Donde Lugo tiene alas

Apasionado por las aves, tiene en el Parque y la muralla dos observatorios privilegiados
Jorge de Vivero, no parque Rosalía de Castro de Lugo. VICTORIA RODRÍGUEZ (AEP)
photo_camera Jorge de Vivero. VICTORIA RODRÍGUEZ

En Lugo es el naturalista. Así, con mayúsculas, de modo que no es difícil encontrar a Jorge de Vivero allí donde haya pájaros, su pasión particular. Y resulta que no hay que salir del centro para disfrutar de lo mejor. El Parque, donde tiene además su casa, es su lugar favorito, pero entre sus espacios predilectos está también la muralla, donde tiene su particular observatorio de aves. Es allí desde donde sigue a los vencejos y al halcón.

Se ríe y dice que su Lugo coincide con el de los turistas, pero que en realidad su nexo con esos lugares nada tiene que ver con las motivaciones de estos.

Por eso, en la muralla él se apuesta en la Porta de Santiago para ver el espectacular vuelo del halcón, su ave favorita. Hay un ejemplar que vive en las torres de la catedral y él disfruta del espectáculo de verlo cuando se lanza a cazar, con un ataque en picado en el que llega a alcanzar una velocidad de 380 kilómetros por hora. Pega las alas al cuerpo y se propulsa como un proyectil, cuenta para explicar ese embeleso suyo.

El Parque, donde vive desde los 15 años, parece el lugar en el que este coruñés de nacimiento se hizo lucense. Y ahí creció y se consolidó su pasión naturalista, alimentada siempre por su padre.

Aquel Jorge de Vivero del que él heredó nombre y apellido fue un pionero y uno de los cincuenta socios fundadores de la Sociedad Española de Ornitología, rememora Jorge, que cree que su padre fue además el único gallego en aquel grupo de avanzados.

Y con el aliento paterno y el Parque como escenario vital, en Jorge creció un amor por la naturaleza y por las aves del que sigue disfrutando intensamente. Dice que viviendo junto al Rosalía de Castro "estoy en la ciudad y a la vez no lo estoy", porque eso le permite por ejemplo, encontrarse cada día con una bandada de grajillas con solo bajar a las Cuestas.

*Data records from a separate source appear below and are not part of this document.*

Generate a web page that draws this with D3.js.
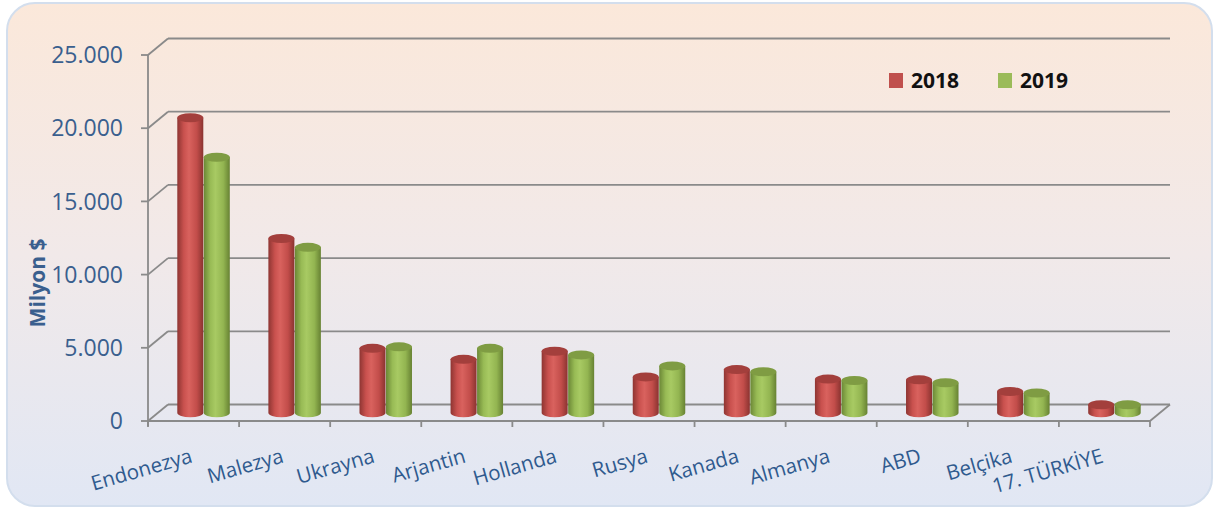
<!DOCTYPE html>
<html>
<head>
<meta charset="utf-8">
<script src="https://cdn.jsdelivr.net/npm/d3@7"></script>
<style>
  html, body { margin: 0; padding: 0; background: #fff; }
  svg { display: block; }
</style>
</head>
<body>
<div id="chart"></div>
<script>
var categories = ["Endonezya", "Malezya", "Ukrayna", "Arjantin", "Hollanda", "Rusya", "Kanada", "Almanya", "ABD", "Belçika", "17. TÜRKİYE"];
var values2018 = [20150, 11900, 4400, 3650, 4200, 2450, 2950, 2300, 2250, 1450, 550];
var values2019 = [17450, 11300, 4500, 4400, 3950, 3200, 2800, 2200, 2050, 1350, 550];
var years = ["2018", "2019"];
var yTicks = [0, 5000, 10000, 15000, 20000, 25000];

var W = 1217, H = 510;
var depth = { dx: 20, dy: -16.5 };   // back wall offset for the 3D look

var svg = d3.select("#chart").append("svg").attr("width", W).attr("height", H);
var defs = svg.append("defs");

// panel background
var bg = defs.append("linearGradient").attr("id", "bg").attr("x1", 0).attr("y1", 0).attr("x2", 0).attr("y2", 1);
bg.append("stop").attr("offset", "0%").attr("stop-color", "#fbe8da");
bg.append("stop").attr("offset", "50%").attr("stop-color", "#f1e9e9");
bg.append("stop").attr("offset", "100%").attr("stop-color", "#e1e7f4");

svg.append("rect")
   .attr("x", 7).attr("y", 3).attr("width", 1205).attr("height", 503)
   .attr("rx", 28).attr("ry", 28)
   .attr("fill", "url(#bg)").attr("stroke", "#d3deed").attr("stroke-width", 2);

// cylinder shading
var colors = {
  "2018": { side: ["#8e3532", "#c9514e", "#d9625e", "#c24d4a", "#8a3330"], top: "#a33f3c" },
  "2019": { side: ["#6b8736", "#98bb55", "#a8ca63", "#93b551", "#678233"], top: "#7f9c43" }
};
years.forEach(function(yr){
  var g = defs.append("linearGradient").attr("id", "cyl" + yr).attr("x1", 0).attr("y1", 0).attr("x2", 1).attr("y2", 0);
  var offs = [0, 0.25, 0.45, 0.75, 1];
  colors[yr].side.forEach(function(c, i){
    g.append("stop").attr("offset", offs[i]).attr("stop-color", c);
  });
});

// scales
var x = d3.scaleBand().domain(categories).range([148, 1150]).paddingInner(0).paddingOuter(0);
var y = d3.scaleLinear().domain([0, 25000]).range([421, 55]);
var inner = d3.scaleBand().domain(years).range([0, 53]);

var fmt = d3.formatLocale({ decimal: ",", thousands: ".", grouping: [3], currency: ["", "$"] }).format(",");

var gridColor = "#8a8a8a";

// back wall gridlines + left wall diagonals
var grid = svg.append("g");
grid.selectAll("line.h").data(yTicks).enter().append("line")
   .attr("x1", 148 + depth.dx).attr("x2", 1150 + depth.dx)
   .attr("y1", function(d){ return y(d) + depth.dy; })
   .attr("y2", function(d){ return y(d) + depth.dy; })
   .attr("stroke", gridColor).attr("stroke-width", 1.8);
grid.selectAll("line.d").data(yTicks).enter().append("line")
   .attr("x1", 148).attr("x2", 148 + depth.dx)
   .attr("y1", function(d){ return y(d); })
   .attr("y2", function(d){ return y(d) + depth.dy; })
   .attr("stroke", gridColor).attr("stroke-width", 1.8);

// floor front edge and right edge
grid.append("line").attr("x1", 148).attr("x2", 1150).attr("y1", y(0)).attr("y2", y(0))
   .attr("stroke", gridColor).attr("stroke-width", 1.8);
grid.append("line").attr("x1", 1150).attr("x2", 1150 + depth.dx).attr("y1", y(0)).attr("y2", y(0) + depth.dy)
   .attr("stroke", gridColor).attr("stroke-width", 1.8);

// y axis
grid.append("line").attr("x1", 148).attr("x2", 148).attr("y1", y(25000)).attr("y2", y(0) + 5)
   .attr("stroke", gridColor).attr("stroke-width", 1.8);
grid.selectAll("line.yt").data(yTicks).enter().append("line")
   .attr("x1", 141).attr("x2", 148)
   .attr("y1", function(d){ return y(d); }).attr("y2", function(d){ return y(d); })
   .attr("stroke", gridColor).attr("stroke-width", 1.8);

// x ticks at category boundaries
var bounds = categories.map(function(c){ return x(c); }).concat([1150]);
grid.selectAll("line.xt").data(bounds).enter().append("line")
   .attr("x1", function(d){ return d; }).attr("x2", function(d){ return d; })
   .attr("y1", y(0)).attr("y2", y(0) + 6)
   .attr("stroke", gridColor).attr("stroke-width", 1.8);

// y tick labels
svg.append("g").selectAll("text").data(yTicks).enter().append("text")
   .attr("x", 123).attr("y", function(d){ return y(d); })
   .attr("dy", "0.36em").attr("text-anchor", "end")
   .attr("font-family", "Open Sans").attr("font-size", 23)
   .attr("fill", "#3a5f8e")
   .text(function(d){ return fmt(d); });

// y title
svg.append("text")
   .attr("transform", "translate(45,283) rotate(-90)")
   .attr("text-anchor", "middle")
   .attr("font-family", "Open Sans").attr("font-weight", "bold").attr("font-size", 21)
   .attr("fill", "#3a5f8e")
   .text("Milyon $");

// x labels
svg.append("g").selectAll("text").data(categories).enter().append("text")
   .attr("transform", function(d){ return "translate(" + (x(d) + x.bandwidth() / 2) + ",462) rotate(-16)"; })
   .attr("text-anchor", "end")
   .attr("font-family", "Open Sans").attr("font-size", 20.5)
   .attr("fill", "#2f5a8e")
   .text(function(d){ return d; });

// bars (cylinders), placed at mid depth
var rx = 13, ry = 4.5;
var mid = { dx: depth.dx / 2, dy: depth.dy / 2 };
var rows = [];
categories.forEach(function(c, i){
  rows.push({ cat: c, yr: "2018", v: values2018[i] });
  rows.push({ cat: c, yr: "2019", v: values2019[i] });
});

var bars = svg.append("g").selectAll("g").data(rows).enter().append("g")
   .attr("transform", function(d){
     var cx = x(d.cat) + x.bandwidth() / 2 - 26.5 + inner(d.yr) + inner.bandwidth() / 2 + mid.dx;
     return "translate(" + cx + ",0)";
   });

bars.append("path")
   .attr("d", function(d){
     var top = y(d.v) + mid.dy, base = y(0) + mid.dy;
     return "M" + (-rx) + "," + top + " L" + (-rx) + "," + base +
            " A" + rx + "," + ry + " 0 0 0 " + rx + "," + base +
            " L" + rx + "," + top + " Z";
   })
   .attr("fill", function(d){ return "url(#cyl" + d.yr + ")"; });

bars.append("ellipse")
   .attr("cx", 0).attr("cy", function(d){ return y(d.v) + mid.dy; })
   .attr("rx", rx).attr("ry", ry)
   .attr("fill", function(d){ return colors[d.yr].top; });

// legend
var legend = svg.append("g").selectAll("g").data(years).enter().append("g")
   .attr("transform", function(d, i){ return "translate(" + (889 + i * 109) + ",73)"; });
legend.append("rect").attr("width", 14).attr("height", 15)
   .attr("fill", function(d){ return d === "2018" ? "#c0504d" : "#9bbb59"; });
legend.append("text").attr("x", 22).attr("y", 15)
   .attr("font-family", "Open Sans").attr("font-weight", "bold").attr("font-size", 21)
   .attr("fill", "#111")
   .text(function(d){ return d; });
</script>
</body>
</html>
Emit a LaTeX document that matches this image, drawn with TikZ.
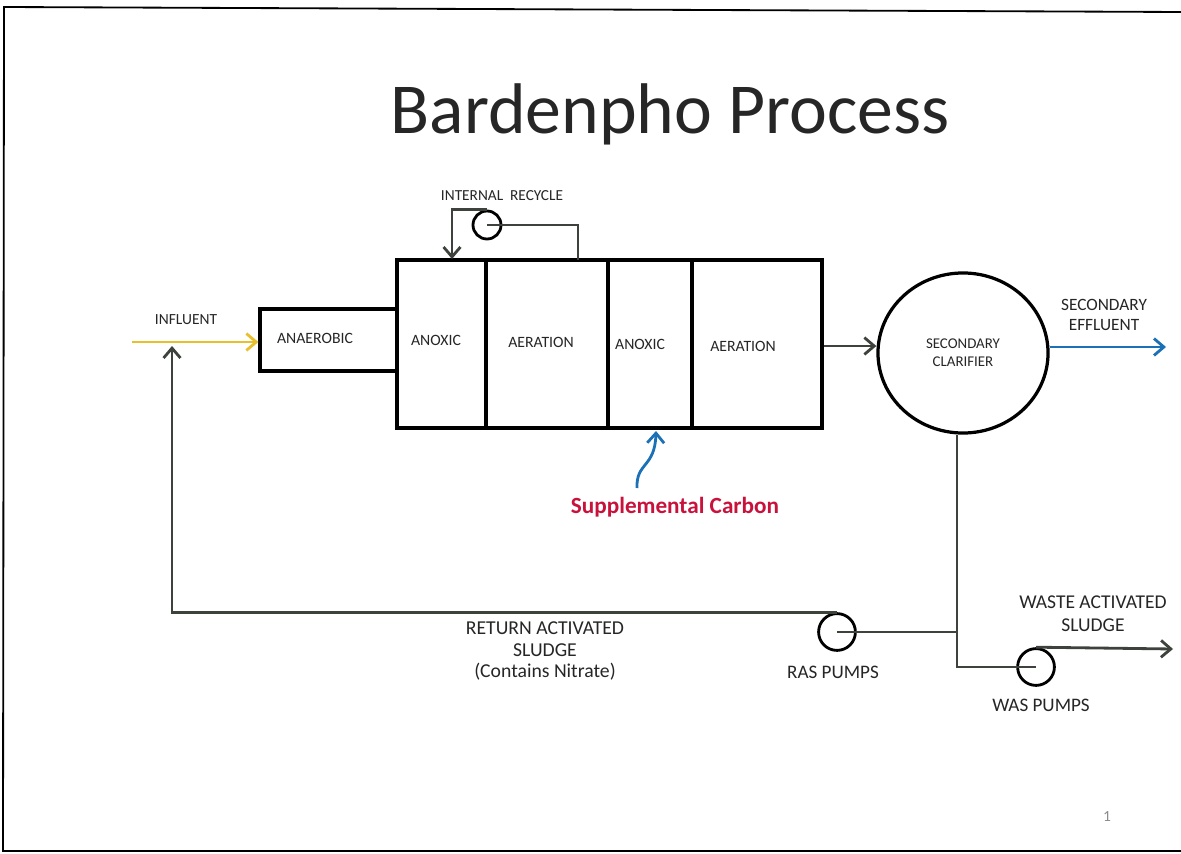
\documentclass[tikz,border=0pt]{standalone}
\usepackage{fontspec}
\setmainfont{Carlito}
\usetikzlibrary{arrows.meta, shapes.geometric}
\definecolor{pipegray}{RGB}{62,66,60}
\definecolor{influentyellow}{RGB}{232,192,44}
\definecolor{effluentblue}{RGB}{28,112,182}
\definecolor{carbonred}{RGB}{200,18,60}

\begin{document}
\begin{tikzpicture}[x=0.025cm, y=-0.025cm, thick,
	tank/.style = {draw, line width=2.3pt, inner sep=0pt},
	pump/.style = {draw, circle, line width=2pt, inner sep=0pt},
	pipe/.style = {draw=pipegray, line width=2pt},
	flow/.style = {pipe, -{Straight Barb[length=7pt, width=12pt, line width=2pt]}},
	lbl/.style = {text=black!85, align=center},
	basin/.style = {lbl, font=\fontsize{11.2}{13}\selectfont}]

		\useasboundingbox (0,0) rectangle (1181,853);
		\draw[line width=1.3pt] (1181,12) -- (4,7) -- (3,851) -- (1181,851);

		\node[lbl, font=\fontsize{51}{53}\selectfont] (title) at (670,114) {Bardenpho Process};

		% basins
		\node[tank, minimum width=3.425cm, minimum height=1.55cm] (anaerobic) at (328.5,340) {};
		\node[tank, minimum width=2.225cm, minimum height=4.2cm] (anoxic1) at (441.5,344) {};
		\node[tank, minimum width=3.05cm, minimum height=4.2cm] (aeration1) at (547,344) {};
		\node[tank, minimum width=2.1cm, minimum height=4.2cm] (anoxic2) at (650,344) {};
		\node[tank, minimum width=3.25cm, minimum height=4.2cm] (aeration2) at (757,344) {};
		\node[tank, ellipse, minimum width=4.25cm, minimum height=4.0cm, align=center,
			font=\fontsize{10.6}{12.8}\selectfont, text=black!85] (clarifier) at (963,353) {SECONDARY\\CLARIFIER};

		\node[basin] (anaerobicTxt) at (315,338) {ANAEROBIC};
		\node[basin] (anoxic1Txt) at (436,340) {ANOXIC};
		\node[basin] (aeration1Txt) at (541,342) {AERATION};
		\node[basin] (anoxic2Txt) at (640,344) {ANOXIC};
		\node[basin] (aeration2Txt) at (743,346) {AERATION};

		% pumps
		\node[pump, minimum size=0.7cm] (irPump) at (487,225) {};
		\node[pump, minimum size=0.92cm] (rasPump) at (837,632) {};
		\node[pump, minimum size=0.92cm] (wasPump) at (1036,667) {};

		\coordinate (influentStart) at (132,342);
		\coordinate (returnEnd) at (172,346);
		\coordinate (effluentEnd) at (1166,347);
		\coordinate (junction) at (957,632);
		\coordinate (wasElbow) at (957,667);
		\coordinate (wasteEnd) at (1173,649);
		\coordinate (irRise) at (578,260);
		\coordinate (irDrop) at (452,259);
		\coordinate (carbonStart) at (637,488);
		\coordinate (carbonTip) at (656,431);

		% labels
		\node[lbl, font=\fontsize{10.9}{12}\selectfont] (irTxt) at (502,196) {INTERNAL\ \ RECYCLE};
		\node[lbl, font=\fontsize{11}{12}\selectfont] (influentTxt) at (186,320) {INFLUENT};
		\node[lbl, font=\fontsize{12.3}{14.2}\selectfont] (effluentTxt) at (1104,315) {SECONDARY\\EFFLUENT};
		\node[lbl, font=\fontsize{13.9}{16.3}\selectfont] (wasteTxt) at (1093,614) {WASTE ACTIVATED\\SLUDGE};
		\node[lbl, font=\fontsize{13.6}{15}\selectfont] (rasTxt) at (833,672) {RAS PUMPS};
		\node[lbl, font=\fontsize{13.6}{15}\selectfont] (wasTxt) at (1041,705) {WAS PUMPS};
		\node[lbl, font=\fontsize{14}{15.3}\selectfont] (returnTxt) at (545,651) {RETURN ACTIVATED\\SLUDGE\\(Contains Nitrate)};
		\node[lbl, text=carbonred, font=\bfseries\fontsize{16.5}{18}\selectfont] (carbonTxt) at (675,507) {Supplemental Carbon};
		\node[lbl, text=black!45, font=\fontsize{11}{12}\selectfont] (pageNo) at (1107,817) {1};

		% flows
		\draw[flow, draw=influentyellow] (influentStart) -- (anaerobic.west |- influentStart);
		\draw[flow] (aeration2.east |- 0,346) -- (clarifier.west |- 0,346);
		\draw[flow, draw=effluentblue] (clarifier.east |- effluentEnd) -- (effluentEnd);
		\draw[pipe] (irRise) |- (irPump.center);
		\draw[flow] (irPump.north) -| (irDrop);
		\draw[pipe] (clarifier.south -| junction) -- (wasElbow) -- (wasPump.center);
		\draw[pipe] (junction) -- (rasPump.center);
		\draw[flow] (rasPump.north) -| (returnEnd);
		\draw[flow] (wasPump.north) -- (wasteEnd);
		\draw[flow, draw=effluentblue] (carbonStart) .. controls (636,462) and (655,468) .. (carbonTip);
	\end{tikzpicture}
\end{document}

Y, si cuadra, desde allí está ya a un paso el río, escenario ideal para disfrutar del paso de las estaciones y, por supuesto de las aves, como anátides y garzas. Es estar en medio de una Reserva de la Biosfera, que "no será Doñana, pero ofrece mucho" sentencia.

Y, paralelamente, estar en el Parque le ofrece también la posibilidad de disfrutar de los estorninos, denostados por muchos, pero que a él le encantan. "Ya sé que manchan muchísimo, pero a mí me compensa", reconoce mientras explica la maravilla del vuelo sincronizado de esos pájaros.

Escuchar a De Vivero es entrar en un relato de las maravillas naturales, como si fuera una especie de David Attenborough lucense, pero en realidad hay también un Jorge mucho más desconocido.

Ese otro Jorge, por ejemplo, tiene entre sus lugares favoritos la catedral. Allí encuentra un tipo de paz diferente, que no halla ni siquiera en el campo, dice. Y eso que esa llamada de la naturaleza es poderosísima para él y le obliga a salir al menos una vez de la ciudad para pisar el monte.

Acostumbra, así, a ir a la catedral al menos una vez a la semana y dice que es una experiencia que recomienda. "No sé si es una forma atea o agnóstica de rezar, pero da paz", cuenta. Cree que es una vivencia recomendable para cualquiera y dice que basta con ir, sentarse y empezar a sentir al cabo de un rato un bienestar diferente. Sostiene que cualquier lugar de la catedral es bueno para experimentar esa paz única, aunque le gusta especialmente el altar mayor, donde el despliegue ornamental es tan apabullante.

Se nota que De Vivero es intenso y hasta saliendo de sus templos particulares sigue cumpliendo con algunas liturgias. Una de ellas, imprescindible, es el desayuno en el Café Centro. Tiene fijado ese hábito desde los 20 años y allí va cada día a tomarse su medio bocadillo de jamón y queso y su café con leche doble. Sale de casa cada día sin probar bocado y cumple con el rito.